→ Problem description:
From the listing below, select every line where the word "matplotlib" appears.

<<<<

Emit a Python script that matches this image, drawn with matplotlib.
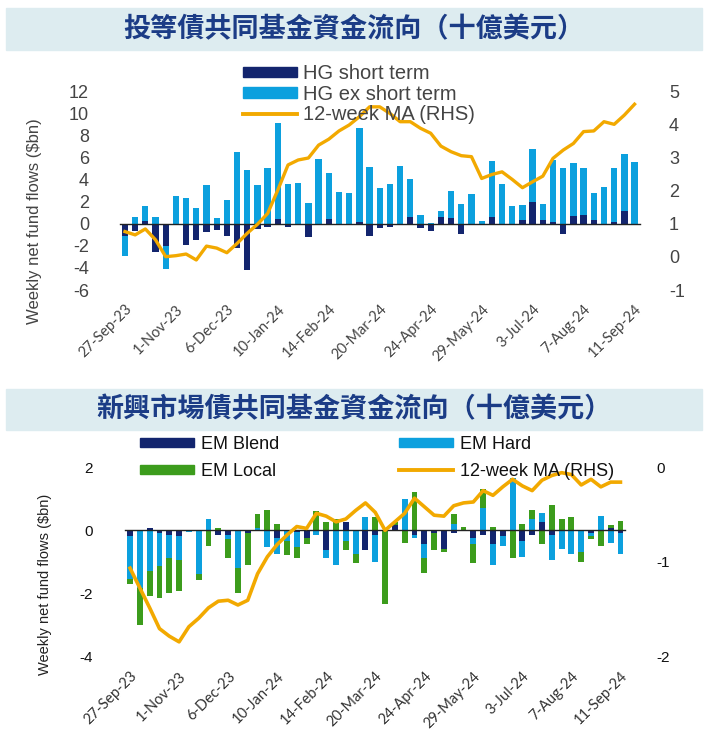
import matplotlib
matplotlib.use("Agg")
import matplotlib.pyplot as plt
from matplotlib.patches import Rectangle, Patch
from matplotlib.lines import Line2D
import numpy as np

W, H = 708, 740

# ---- data ----
week_labels = ["27-Sep-23", "1-Nov-23", "6-Dec-23", "10-Jan-24", "14-Feb-24",
               "20-Mar-24", "24-Apr-24", "29-May-24", "3-Jul-24", "7-Aug-24",
               "11-Sep-24"]

hg_short = [-1.1, -0.67, 0.3, -2.55, -1.97, 0.0, -1.94, -1.48, -0.73, -0.52,
            -1.1, -2.2, -4.2, -0.5, -0.3, 0.45, -0.3, 0.0, -1.2, 0.0,
            0.45, 0.0, 0.0, 0.2, -1.1, -0.4, -0.3, 0.0, 0.6, -0.4,
            -0.6, 0.6, 0.5, -0.9, 0.0, 0.0, 0.6, 0.0, 0.0, 0.4,
            2.0, 0.4, 0.2, -0.9, 0.7, 0.8, 0.4, 0.0, 0.2, 1.2,
            0.0]
hg_ex = [-1.8, 0.64, 1.3, 0.64, -2.1, 2.58, 2.36, 1.45, 3.5, 0.55,
         2.2, 6.5, 4.9, 3.5, 5.1, 8.7, 3.6, 3.7, 1.9, 5.9,
         4.2, 2.9, 2.8, 8.5, 5.2, 3.3, 3.6, 5.3, 3.5, 0.8,
         0.1, 0.6, 2.5, 1.8, 2.7, 0.3, 5.1, 3.6, 1.6, 1.3,
         4.8, 1.4, 5.6, 5.1, 4.8, 4.3, 2.4, 3.4, 4.9, 5.2,
         5.6]
hg_ma = [0.77, 0.67, 0.85, 0.52, 0.01, 0.04, 0.09, -0.09, 0.33, 0.27,
         0.13, 0.41, 0.72, 0.99, 1.32, 2.03, 2.79, 2.94, 3.0, 3.39,
         3.57, 3.82, 4.0, 4.25, 4.55, 4.55, 4.35, 4.1, 4.1, 3.9,
         3.75, 3.36, 3.19, 3.07, 3.04, 2.38, 2.5, 2.58, 2.35, 2.1,
         2.28, 2.45, 2.99, 3.24, 3.44, 3.8, 3.82, 4.1, 4.02, 4.3,
         4.63]

em_blend = [-0.2, 0.0, 0.05, -0.1, -0.15, -0.2, 0.0, 0.0, 0.0, -0.15,
            -0.15, 0.0, -0.1, 0.0, 0.0, -0.25, 0.0, -0.05, -0.25, 0.0,
            -0.65, 0.0, 0.25, 0.0, -0.65, -0.15, 0.0, 0.15, 0.0, -0.15,
            -0.45, -0.1, -0.6, -0.1, 0.0, -0.25, -0.15, -0.45, -0.2, 0.0,
            -0.35, -0.15, 0.25, -0.15, 0.0, 0.0, 0.0, -0.1, 0.0, 0.05,
            -0.1]
em_hard = [-1.35, -1.85, -1.3, -1.05, -0.75, -0.75, -0.07, -1.4, 0.35, 0.0,
           -0.15, -1.2, 0.0, 0.05, -0.55, -0.5, -0.35, -0.5, 0.0, -0.15,
           -0.25, -1.1, -0.35, -0.75, 0.4, -0.85, 0.0, 0.0, 1.0, -0.1,
           -0.45, 0.0, 0.0, 0.2, 0.0, -0.2, 0.7, -0.65, -0.3, 1.65,
           -0.5, 0.35, 0.3, -0.8, -0.6, -0.75, -0.7, -0.1, 0.45, -0.4,
           -0.65]
em_local = [-0.15, -1.15, -0.8, -1.0, -1.1, -1.0, 0.0, -0.2, -0.5, 0.07,
            -0.6, -0.8, -1.0, 0.45, 0.65, 0.2, -0.45, -0.35, -0.2, 0.6,
            0.25, 0.35, -0.3, -0.3, 0.0, 0.4, -2.35, 0.1, -0.4, 1.2,
            -0.45, -0.55, -0.1, 0.3, 0.1, -0.6, 0.6, 0.1, 0.0, -0.9,
            0.2, 0.3, -0.45, 0.8, 0.35, 0.4, -0.3, -0.07, -0.5, 0.1,
            0.3]
em_ma = [-1.07, -1.28, -1.49, -1.71, -1.79, -1.85, -1.69, -1.6, -1.49, -1.42,
         -1.41, -1.46, -1.41, -1.13, -0.95, -0.82, -0.72, -0.63, -0.65, -0.49,
         -0.52, -0.58, -0.55, -0.46, -0.38, -0.48, -0.67, -0.58, -0.49, -0.33,
         -0.42, -0.51, -0.52, -0.41, -0.38, -0.37, -0.25, -0.3, -0.21, -0.13,
         -0.2, -0.25, -0.14, -0.09, -0.06, -0.08, -0.19, -0.13, -0.21, -0.16,
         -0.16]

NAVY = "#13256e"
LBLUE = "#0ca0de"
GREEN = "#3c9c1c"
ORANGE = "#f2a900"
BANNER = "#ddecf0"
TITLE_C = "#1b3c86"
FONT = ["Liberation Sans", "DejaVu Sans"]
CJK = ["Noto Sans CJK TC", "DejaVu Sans"]

plt.rcParams["font.family"] = FONT
plt.rcParams["axes.unicode_minus"] = False


def box(x0, y0, x1, y1):
    return [x0 / W, 1 - y1 / H, (x1 - x0) / W, (y1 - y0) / H]


def banner(fig, y0, y1, text):
    fig.patches.append(Rectangle((6 / W, 1 - y1 / H), 696 / W, (y1 - y0) / H,
                                 transform=fig.transFigure, color=BANNER,
                                 zorder=0))
    fig.text(354 / W, 1 - (y0 + y1) / 2 / H, text, family=CJK,
             fontsize=19.5, fontweight="bold", color=TITLE_C,
             ha="center", va="center")


def stack(ax, x, series, colors, width):
    pos = np.zeros(len(x))
    neg = np.zeros(len(x))
    for vals, col in zip(series, colors):
        vals = np.asarray(vals)
        bottom = np.where(vals >= 0, pos, neg)
        ax.bar(x, vals, width, bottom=bottom, color=col, linewidth=0,
               zorder=2)
        pos += np.where(vals >= 0, vals, 0)
        neg += np.where(vals < 0, vals, 0)


def style(ax, axr):
    for a in (ax, axr):
        for s in a.spines.values():
            s.set_visible(False)
        a.tick_params(length=0)


fig = plt.figure(figsize=(W / 100, H / 100), dpi=100)
n = len(hg_ma)
x = np.arange(n)
tick_idx = np.arange(0, n, 5)

# ---- top panel ----
banner(fig, 8, 50, "投等債共同基金資金流向（十億美元）")

ax1 = fig.add_axes(box(116.8, 85, 642.7, 295))
ax1.set_xlim(-0.8, 50.8)
ax1.set_ylim(-6.4545, 12.636)
stack(ax1, x, [hg_short, hg_ex], [NAVY, LBLUE], 0.62)
ax1.plot([-0.5, 50.5], [0, 0], color="#222222", lw=1.0, zorder=3)
ax1.set_yticks(range(-6, 13, 2))
ax1.set_xticks(tick_idx)
ax1.set_xticklabels(week_labels, rotation=45, ha="right",
                    rotation_mode="anchor", fontsize=10.5, color="#444444",
                    family=["Lato", "DejaVu Sans"])
ax1.tick_params(axis="y", labelsize=13, labelcolor="#444444", pad=20)
ax1.tick_params(axis="x", pad=5)

ax1r = ax1.twinx()
ax1r.set_ylim(-1.1515, 5.212)
ax1r.plot(x, hg_ma, color=ORANGE, lw=2.4, zorder=4)
ax1r.set_yticks(range(-1, 6))
ax1r.tick_params(axis="y", labelsize=13, labelcolor="#444444", pad=19)
style(ax1, ax1r)

fig.text(35 / W, 1 - 221 / H, "Weekly net fund flows ($bn)", rotation=90,
         ha="center", va="center", fontsize=12, color="#444444")

h1 = [Patch(color=NAVY), Patch(color=LBLUE),
      Line2D([], [], color=ORANGE, lw=2.8)]
fig.legend(h1, ["HG short term", "HG ex short term", "12-week MA (RHS)"],
           loc="upper left", bbox_to_anchor=(243 / W, 1 - 64 / H),
           frameon=False, fontsize=14.5, labelcolor="#444444",
           handlelength=2.7, handleheight=0.42, handletextpad=0.3,
           labelspacing=0.08, borderpad=0, borderaxespad=0)

# ---- bottom panel ----
banner(fig, 389, 430, "新興市場債共同基金資金流向（十億美元）")

ax2 = fig.add_axes(box(122.2, 455, 628.3, 662))
ax2.set_xlim(-0.8, 50.8)
ax2.set_ylim(-4.19, 2.381)
stack(ax2, x, [em_blend, em_hard, em_local], [NAVY, LBLUE, GREEN], 0.6)
ax2.plot([-0.5, 50.5], [0, 0], color="#222222", lw=1.0, zorder=3)
ax2.set_yticks([-4, -2, 0, 2])
ax2.set_xticks(tick_idx)
ax2.set_xticklabels(week_labels, rotation=45, ha="right",
                    rotation_mode="anchor", fontsize=10.5, color="#333333",
                    family=["Lato", "DejaVu Sans"])
ax2.tick_params(axis="y", labelsize=11, labelcolor="#111111", pad=21)
ax2.tick_params(axis="x", pad=5)

ax2r = ax2.twinx()
ax2r.set_ylim((-4.19 - 2) / 3, (2.381 - 2) / 3)
ax2r.plot(x, em_ma, color=ORANGE, lw=2.6, zorder=4)
ax2r.set_yticks([-2, -1, 0])
ax2r.tick_params(axis="y", labelsize=11, labelcolor="#111111", pad=20)
style(ax2, ax2r)

fig.text(45 / W, 1 - 584 / H, "Weekly net fund flows ($bn)", rotation=90,
         ha="center", va="center", fontsize=10.5, color="#222222")

# ncol=2 fills column-wise, so order as Blend, Local | Hard, MA
h2 = [Patch(color=NAVY), Patch(color=GREEN), Patch(color=LBLUE),
      Line2D([], [], color=ORANGE, lw=2.8)]
fig.legend(h2, ["EM Blend", "EM Local", "EM Hard", "12-week MA (RHS)"],
           loc="upper left", bbox_to_anchor=(140 / W, 1 - 436 / H), ncol=2,
           frameon=False, fontsize=13, labelcolor="#111111",
           handlelength=3.0, handleheight=0.45, handletextpad=0.4,
           labelspacing=0.55, columnspacing=6.6, borderpad=0,
           borderaxespad=0)

fig.savefig("out.png", dpi=100)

>>>>

→ Response below:
Emit a Python script that matches this image, drawn with matplotlib.
import matplotlib
matplotlib.use("Agg")
import matplotlib.pyplot as plt
from matplotlib.patches import Rectangle, Patch
from matplotlib.lines import Line2D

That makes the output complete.